FILE PHOTO: A logo of the Atlantia Group is seen outside their headquarters in Rome, Italy August 31, 2018. REUTERS/Alessandro Bianchi/File Photo
ROME (Reuters) – Italy’s ruling 5-Star party believes the government has a legal opinion that would justify terminating a national motorway concession that accounts for a third of core profits of infrastructure group Atlantia, a source said on Sunday.
The anti-establishment party, which rules in coalition with the right-wing League, has been campaigning for almost a year to scrap the concession, blaming Atlantia for a bridge collapse which killed 43 people on its toll network in Genoa last August.

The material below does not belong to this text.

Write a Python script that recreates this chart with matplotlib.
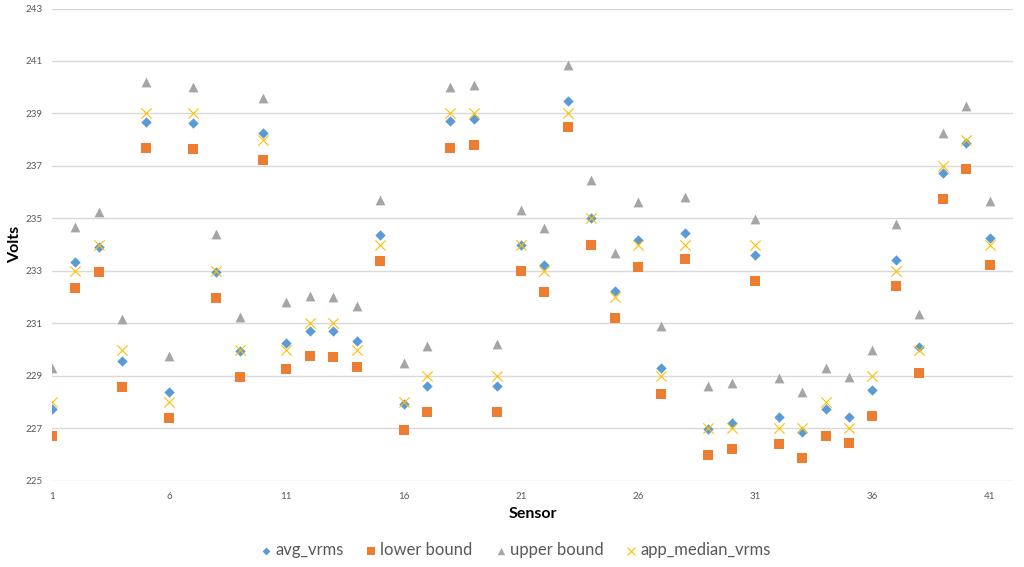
import matplotlib
matplotlib.use("Agg")
import matplotlib.pyplot as plt
import numpy as np

plt.rcParams['font.family'] = ['Lato', 'DejaVu Sans']

sensors = list(range(1, 42))
avg_vrms = [227.72, 233.33, 233.92, 229.57, 238.69, 228.37, 238.62, 232.95, 229.95, 238.24,
            230.27, 230.72, 230.70, 230.32, 234.36, 227.93, 228.62, 238.71, 238.80, 228.61,
            233.98, 233.22, 239.47, 235.01, 232.23, 234.16, 229.31, 234.44, 226.97, 227.22,
            233.60, 227.43, 226.85, 227.72, 227.43, 228.47, 233.43, 230.09, 236.74, 237.87,
            234.25]
lower_bound = [226.70, 232.33, 232.94, 228.57, 237.70, 227.38, 237.63, 231.97, 228.95, 237.23,
               229.27, 229.74, 229.71, 229.33, 233.37, 226.94, 227.62, 237.70, 237.78, 227.62,
               232.98, 232.20, 238.48, 234.00, 231.22, 233.16, 228.29, 233.45, 225.98, 226.23,
               232.61, 226.41, 225.88, 226.70, 226.44, 227.46, 232.43, 229.09, 235.73, 236.88,
               233.24]
upper_bound = [229.31, 234.67, 235.26, 231.15, 240.19, 229.74, 239.99, 234.39, 231.26, 239.60,
               231.80, 232.06, 232.02, 231.67, 235.72, 229.48, 230.13, 240.01, 240.07, 230.20,
               235.33, 234.64, 240.83, 236.45, 233.68, 235.62, 230.89, 235.80, 228.62, 228.74,
               234.98, 228.90, 228.40, 229.29, 228.95, 229.99, 234.79, 231.36, 238.24, 239.27,
               235.65]
app_median_vrms = [228, 233, 234, 230, 239, 228, 239, 233, 230, 238,
                   230, 231, 231, 230, 234, 228, 229, 239, 239, 229,
                   234, 233, 239, 235, 232, 234, 229, 234, 227, 227,
                   234, 227, 227, 228, 227, 229, 233, 230, 237, 238,
                   234]
x_ticks = [1, 6, 11, 16, 21, 26, 31, 36, 41]
y_ticks = [225, 227, 229, 231, 233, 235, 237, 239, 241, 243]

fig = plt.figure(figsize=(10.24, 5.67), dpi=100)
ax = fig.add_axes([0.0508, 0.152, 0.9385, 0.833])

ax.scatter(sensors, avg_vrms, marker='D', s=28, color='#5B9BD5', label='avg_vrms', zorder=3, linewidths=0)
ax.scatter(sensors, lower_bound, marker='s', s=52, color='#ED7D31', label='lower bound', zorder=3, linewidths=0)
ax.scatter(sensors, upper_bound, marker='^', s=50, color='#A5A5A5', label='upper bound', zorder=3, linewidths=0)
ax.scatter(sensors, app_median_vrms, marker='x', s=55, color='#FFC000', label='app_median_vrms', zorder=4, linewidths=0.8)

ax.set_xlim(1, 42)
ax.set_ylim(225, 243)
ax.set_xticks(x_ticks)
ax.set_yticks(y_ticks)
ax.grid(axis='y', color='#D9D9D9', linewidth=1)
ax.set_axisbelow(True)
for s in ax.spines.values():
    s.set_visible(False)
ax.tick_params(axis='both', length=0, labelsize=7, labelcolor='#595959')
ax.tick_params(axis='y', pad=7)
ax.tick_params(axis='x', pad=8)

ax.set_ylabel('Volts', fontsize=11.5, fontweight='bold', color='black', va='center')
ax.yaxis.set_label_coords(-0.0385, 0.5)
ax.set_xlabel('Sensor', fontsize=11.5, fontweight='bold', color='black', va='center')
ax.xaxis.set_label_coords(0.5, -0.07)

leg = fig.legend(loc='center', bbox_to_anchor=(0.503, 0.03), ncol=4, frameon=False,
                 fontsize=12, handletextpad=0.14, columnspacing=1.28,
                 handlelength=0.8, markerscale=0.75)
for t in leg.get_texts():
    t.set_color('#595959')

fig.savefig('out.png', dpi=100)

Atlantia denies accusations by 5-Star leader and deputy prime minister Luigi Di Maio that it had neglected maintenance on the bridge. Last week, it received some support from League leader Matteo Salvini who said no one should rush to judgment before investigations into the cause run their course.

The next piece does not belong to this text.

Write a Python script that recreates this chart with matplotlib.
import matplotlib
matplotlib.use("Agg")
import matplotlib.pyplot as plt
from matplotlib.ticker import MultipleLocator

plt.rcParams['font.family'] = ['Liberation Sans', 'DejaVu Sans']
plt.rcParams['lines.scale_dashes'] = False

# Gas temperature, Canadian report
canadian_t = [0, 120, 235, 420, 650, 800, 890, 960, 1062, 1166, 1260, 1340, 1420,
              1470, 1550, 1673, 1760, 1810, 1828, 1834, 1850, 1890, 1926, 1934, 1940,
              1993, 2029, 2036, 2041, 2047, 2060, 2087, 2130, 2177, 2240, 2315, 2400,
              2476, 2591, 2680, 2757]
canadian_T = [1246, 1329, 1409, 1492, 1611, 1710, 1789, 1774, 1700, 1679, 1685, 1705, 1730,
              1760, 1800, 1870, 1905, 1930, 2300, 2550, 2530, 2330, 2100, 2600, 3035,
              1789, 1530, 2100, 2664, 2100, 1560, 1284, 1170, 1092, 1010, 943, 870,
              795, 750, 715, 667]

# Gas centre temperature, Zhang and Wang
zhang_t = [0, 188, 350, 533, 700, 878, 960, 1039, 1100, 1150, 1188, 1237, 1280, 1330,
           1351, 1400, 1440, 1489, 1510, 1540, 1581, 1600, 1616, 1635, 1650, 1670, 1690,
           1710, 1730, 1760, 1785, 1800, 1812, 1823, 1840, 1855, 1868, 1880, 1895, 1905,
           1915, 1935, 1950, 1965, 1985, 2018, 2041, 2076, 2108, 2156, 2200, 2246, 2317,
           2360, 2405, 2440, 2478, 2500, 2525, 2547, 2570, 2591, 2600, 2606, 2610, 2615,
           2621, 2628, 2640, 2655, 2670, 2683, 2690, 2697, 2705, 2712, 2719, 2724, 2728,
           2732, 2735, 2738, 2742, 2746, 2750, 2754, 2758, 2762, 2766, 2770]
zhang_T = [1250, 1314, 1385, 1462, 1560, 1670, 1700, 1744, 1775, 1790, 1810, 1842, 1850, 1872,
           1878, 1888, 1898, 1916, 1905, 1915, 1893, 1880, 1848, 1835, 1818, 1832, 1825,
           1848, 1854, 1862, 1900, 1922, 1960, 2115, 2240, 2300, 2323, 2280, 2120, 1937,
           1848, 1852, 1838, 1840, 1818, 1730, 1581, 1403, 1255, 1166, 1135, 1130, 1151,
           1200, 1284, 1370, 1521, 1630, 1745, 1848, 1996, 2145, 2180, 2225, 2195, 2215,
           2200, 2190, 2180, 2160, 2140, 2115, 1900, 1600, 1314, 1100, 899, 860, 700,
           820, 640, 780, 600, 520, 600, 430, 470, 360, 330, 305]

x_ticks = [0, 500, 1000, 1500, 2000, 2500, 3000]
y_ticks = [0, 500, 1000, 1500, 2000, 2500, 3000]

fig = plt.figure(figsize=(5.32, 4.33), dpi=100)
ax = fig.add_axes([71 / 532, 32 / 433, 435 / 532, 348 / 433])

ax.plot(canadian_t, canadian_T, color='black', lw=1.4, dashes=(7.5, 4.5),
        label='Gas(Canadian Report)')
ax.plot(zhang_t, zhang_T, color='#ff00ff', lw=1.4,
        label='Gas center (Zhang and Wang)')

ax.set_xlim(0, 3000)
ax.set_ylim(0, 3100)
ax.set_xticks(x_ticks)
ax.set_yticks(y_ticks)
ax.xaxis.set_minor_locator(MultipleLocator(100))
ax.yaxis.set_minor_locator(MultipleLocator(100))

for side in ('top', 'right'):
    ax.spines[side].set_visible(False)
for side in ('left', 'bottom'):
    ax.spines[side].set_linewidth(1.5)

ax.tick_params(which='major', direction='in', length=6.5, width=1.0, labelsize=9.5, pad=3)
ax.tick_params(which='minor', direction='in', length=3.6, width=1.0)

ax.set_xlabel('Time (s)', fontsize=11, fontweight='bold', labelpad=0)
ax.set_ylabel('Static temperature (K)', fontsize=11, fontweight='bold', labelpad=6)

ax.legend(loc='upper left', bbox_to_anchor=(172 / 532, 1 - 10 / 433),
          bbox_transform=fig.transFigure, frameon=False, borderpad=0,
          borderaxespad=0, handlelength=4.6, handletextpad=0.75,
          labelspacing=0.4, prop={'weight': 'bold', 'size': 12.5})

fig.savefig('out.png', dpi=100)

However, the source familiar with 5-Star’s thinking on the matter said a transport ministry report, still unpublished, had found serious inadequacies in maintenance and management of the bridge by Atlantia’s toll-road unit, Autostrade per l’Italia.

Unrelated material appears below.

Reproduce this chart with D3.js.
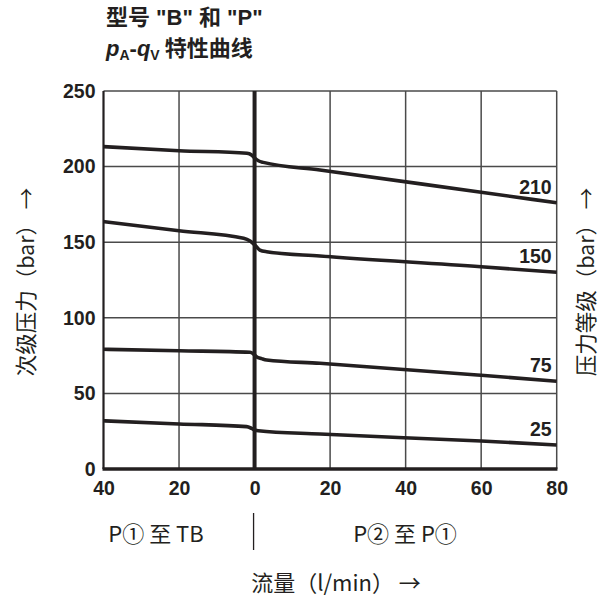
<!DOCTYPE html>
<html>
<head>
<meta charset="utf-8">
<script src="https://cdn.jsdelivr.net/npm/d3@7"></script>
<style>
  html, body { margin: 0; padding: 0; background: #fff; }
  svg { display: block; }
  text { fill: #231f20; }
</style>
</head>
<body>
<svg id="chart" width="611" height="601"></svg>
<script>
// Pressure stages (bar) – one curve per setting
const stages = ["210", "150", "75", "25"];

// Flow in l/min: negative = P① to TB, positive = P② to P①
const p210 = [[-40, 213.2], [-20, 210.5], [-2, 208.8], [-0.8, 207.7], [0.1, 205.5], [1, 203.9], [2.3, 202.8], [17.3, 197.8], [60, 183], [80, 176.1]];
const p150 = [[-40, 163.6], [-20, 157.6], [-2.9, 152.6], [-1.2, 150.8], [0.1, 148.1], [1.4, 144.8], [3.2, 143.7], [17.3, 140.9], [60, 133.8], [80, 130.1]];
const p75  = [[-40, 79.2], [-20, 78.2], [-1.2, 77.2], [-0.3, 76.1], [0.5, 74.3], [1.9, 73], [3.2, 72.1], [17.3, 69.9], [60, 62], [80, 58]];
const p25  = [[-40, 31.9], [-20, 29.8], [-2.1, 28], [-0.8, 26.9], [0.1, 25.8], [1, 25.3], [17.3, 23.1], [60, 18.5], [80, 15.9]];
const seriesValues = [p210, p150, p75, p25];

const xTicks = [-40, -20, 0, 20, 40, 60, 80];
const yTicks = [0, 50, 100, 150, 200, 250];

const svg = d3.select("#chart");
const ink = "#231f20";
const latin = "'Liberation Sans', 'Noto Sans CJK SC', sans-serif";
const cjk = "'Noto Sans CJK SC', 'Liberation Sans', sans-serif";

const plot = { left: 103.5, right: 556.7, top: 91, bottom: 469 };
const x = d3.scaleLinear().domain([-40, 80]).range([plot.left, plot.right]);
const y = d3.scaleLinear().domain([0, 250]).range([plot.bottom, plot.top]);

// grid
const grid = svg.append("g");
grid.selectAll("line.h").data(yTicks.filter(v => v > 0)).join("line")
  .attr("x1", plot.left).attr("x2", plot.right)
  .attr("y1", d => y(d)).attr("y2", d => y(d))
  .attr("stroke", "#4a4a4a").attr("stroke-width", 1.5);
grid.selectAll("line.v").data(xTicks.filter(v => v !== 0 && v !== -40)).join("line")
  .attr("x1", d => x(d)).attr("x2", d => x(d))
  .attr("y1", plot.top).attr("y2", plot.bottom)
  .attr("stroke", "#4a4a4a").attr("stroke-width", 1.5);

// frame
svg.append("line").attr("x1", x(-40)).attr("x2", x(-40))
  .attr("y1", plot.top).attr("y2", plot.bottom)
  .attr("stroke", ink).attr("stroke-width", 2.2);
svg.append("line").attr("x1", x(0)).attr("x2", x(0))
  .attr("y1", plot.top).attr("y2", plot.bottom)
  .attr("stroke", ink).attr("stroke-width", 4);
svg.append("line").attr("x1", plot.left - 1).attr("x2", plot.right + 0.75)
  .attr("y1", y(0)).attr("y2", y(0))
  .attr("stroke", ink).attr("stroke-width", 3.5);

// curves
const line = d3.line().x(d => x(d[0])).y(d => y(d[1])).curve(d3.curveMonotoneX);
svg.append("g").selectAll("path").data(seriesValues).join("path")
  .attr("d", line)
  .attr("fill", "none").attr("stroke", ink)
  .attr("stroke-width", 3.6).attr("stroke-linejoin", "round");

// stage labels at the right end of each curve
svg.append("g").selectAll("text").data(seriesValues).join("text")
  .attr("x", plot.right - 5)
  .attr("y", d => y(d[d.length - 1][1]) - 9)
  .attr("text-anchor", "end")
  .attr("font-family", latin).attr("font-weight", "bold").attr("font-size", 19.5)
  .text((d, i) => stages[i]);

// axes
const yAxis = svg.append("g").attr("transform", `translate(${plot.left},0)`)
  .call(d3.axisLeft(y).tickValues(yTicks).tickSize(0).tickPadding(8));
const xAxis = svg.append("g").attr("transform", `translate(0,${plot.bottom})`)
  .call(d3.axisBottom(x).tickValues(xTicks).tickSize(0).tickPadding(12).tickFormat(d => Math.abs(d)));
[yAxis, xAxis].forEach(a => {
  a.select(".domain").remove();
  a.selectAll("text").attr("font-family", latin).attr("font-weight", "bold")
    .attr("font-size", 19.5).attr("fill", ink);
});

// titles
svg.append("text").attr("x", 106).attr("y", 25)
  .attr("font-family", latin).attr("font-weight", "bold").attr("font-size", 22)
  .text("型号 \"B\" 和 \"P\"");
const t2 = svg.append("text").attr("x", 106).attr("y", 56)
  .attr("font-family", latin).attr("font-weight", "bold").attr("font-size", 22);
t2.append("tspan").attr("font-style", "italic").text("p");
t2.append("tspan").attr("font-size", 14).attr("dy", 4).text("A");
t2.append("tspan").attr("dy", -4).text("-");
t2.append("tspan").attr("font-style", "italic").text("q");
t2.append("tspan").attr("font-size", 14).attr("dy", 4).text("V");
t2.append("tspan").attr("dy", -4).attr("font-family", cjk).text(" 特性曲线");

// axis titles
svg.append("text")
  .attr("transform", "translate(34,282) rotate(-90)")
  .attr("text-anchor", "middle")
  .attr("font-family", cjk).attr("font-size", 21.5)
  .text("次级压力（bar） →");
svg.append("text")
  .attr("transform", "translate(594,282) rotate(-90)")
  .attr("text-anchor", "middle")
  .attr("font-family", cjk).attr("font-size", 21.5)
  .text("压力等级（bar） →");

// flow direction notes
svg.append("text").attr("x", 156).attr("y", 542).attr("text-anchor", "middle")
  .attr("font-family", cjk).attr("font-size", 22).text("P① 至 TB");
svg.append("text").attr("x", 405).attr("y", 542).attr("text-anchor", "middle")
  .attr("font-family", cjk).attr("font-size", 22).text("P② 至 P①");
svg.append("line").attr("x1", x(0) - 1).attr("x2", x(0) - 1)
  .attr("y1", 513).attr("y2", 550).attr("stroke", ink).attr("stroke-width", 1.3);
svg.append("text").attr("x", 336).attr("y", 591).attr("text-anchor", "middle")
  .attr("font-family", cjk).attr("font-size", 22).text("流量（l/min） →");
</script>
</body>
</html>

The source showed Reuters three pages of the report which concluded that “the grounds existed for a termination of the concession for a breach of duty by the concessionaire”.
Reuters has not viewed the rest of the ministry’s report.
An Atlantia spokesman declined immediate comment on the source’s comments.
Separately, Di Maio said in a Facebook post late on Sunday that “as far as we understand” there were serious maintenance inadequacies on the part of Autostrade and that compensation due to it in the event of early termination would not be “enormous”.
The source said compensation would still be due to Atlantia, such as for investments made on the motorway network, but much less than the 24 billion euros estimated by market analysts as the net present value of the concession due to expire in 2038.